[start]

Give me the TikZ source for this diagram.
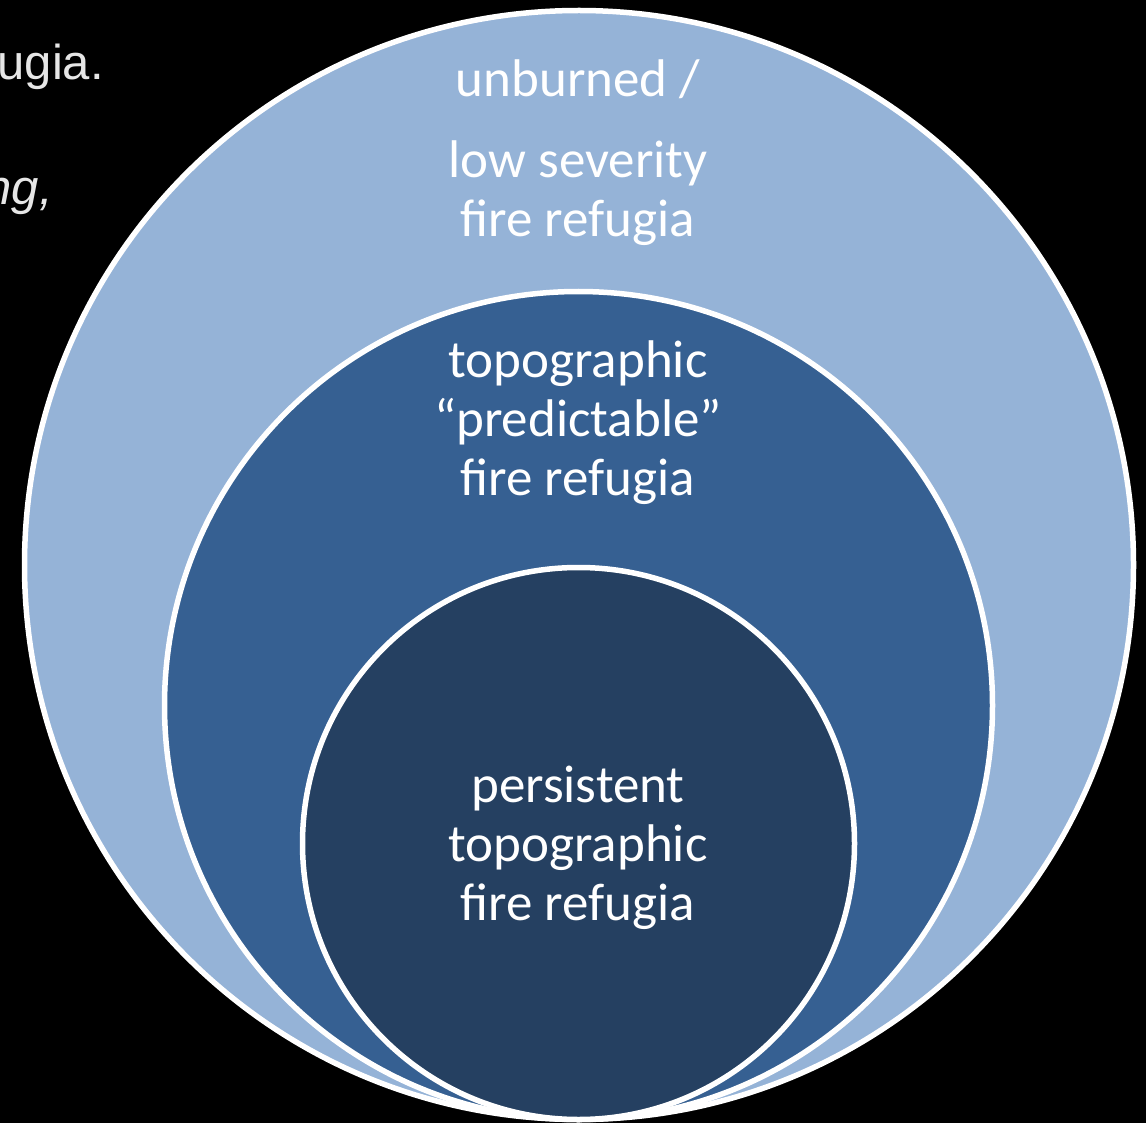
\documentclass[tikz,border=0pt]{standalone}
\usepackage{fontspec}
\setmainfont{Carlito}
\newfontfamily\arialf{Liberation Sans}
\definecolor{outerc}{HTML}{95B3D7}
\definecolor{midc}{HTML}{366092}
\definecolor{innerc}{HTML}{254061}
\definecolor{sidetext}{HTML}{E6E6E6}
\begin{document}
\begin{tikzpicture}[x=1pt,y=-1pt,
  ring/.style={circle, draw=white, line width=5.5pt, inner sep=0pt},
  lbl/.style={text=white, font=\fontsize{53}{59}\selectfont, align=center, inner sep=0pt, anchor=base},
  side/.style={text=sidetext, font=\arialf\fontsize{49}{58}\selectfont, inner sep=0pt, anchor=base east}]
\fill[black] (0,0) rectangle (1146,1123);
\useasboundingbox (0,0) rectangle (1146,1123);
\node[ring, fill=outerc, minimum size=1109pt] (outer) at (579,565) {};
\node[ring, fill=midc, minimum size=828pt] (middle) at (578.5,705.5) {};
\node[ring, fill=innerc, minimum size=552pt] (inner) at (578.5,843.5) {};
\node[lbl] (t1) at (578,237) {unburned /\\[22pt]low severity\\fire refugia};
\node[lbl] (t2) at (578,495) {topographic\\\char"201C predictable\char"201D\\fire refugia};
\node[lbl] (t3) at (578,920) {persistent\\topographic\\fire refugia};
\node[side] (s1) at (104,80) {ugia.};
\node[side] (s2) at (53,205) {\itshape ng,};
\end{tikzpicture}
\end{document}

[end]

Written task >>
Output an exact copy of the material, with the pictures removed.

Problem solution >>
Give me the TikZ source for this diagram.
\documentclass[tikz,border=0pt]{standalone}
\usepackage{fontspec}
\setmainfont{Carlito}
\newfontfamily\arialf{Liberation Sans}
\definecolor{outerc}{HTML}{95B3D7}
\definecolor{midc}{HTML}{366092}
\definecolor{innerc}{HTML}{254061}
\definecolor{sidetext}{HTML}{E6E6E6}
\begin{document}
\begin{tikzpicture}[x=1pt,y=-1pt,
  ring/.style={circle, draw=white, line width=5.5pt, inner sep=0pt},
  lbl/.style={text=white, font=\fontsize{53}{59}\selectfont, align=center, inner sep=0pt, anchor=base},
  side/.style={text=sidetext, font=\arialf\fontsize{49}{58}\selectfont, inner sep=0pt, anchor=base east}]
\fill[black] (0,0) rectangle (1146,1123);
\useasboundingbox (0,0) rectangle (1146,1123);
\node[ring, fill=outerc, minimum size=1109pt] (outer) at (579,565) {};
\node[ring, fill=midc, minimum size=828pt] (middle) at (578.5,705.5) {};
\node[ring, fill=innerc, minimum size=552pt] (inner) at (578.5,843.5) {};
\node[lbl] (t1) at (578,237) {unburned /\\[22pt]low severity\\fire refugia};
\node[lbl] (t2) at (578,495) {topographic\\\char"201C predictable\char"201D\\fire refugia};
\node[lbl] (t3) at (578,920) {persistent\\topographic\\fire refugia};
\node[side] (s1) at (104,80) {ugia.};
\node[side] (s2) at (53,205) {\itshape ng,};
\end{tikzpicture}
\end{document}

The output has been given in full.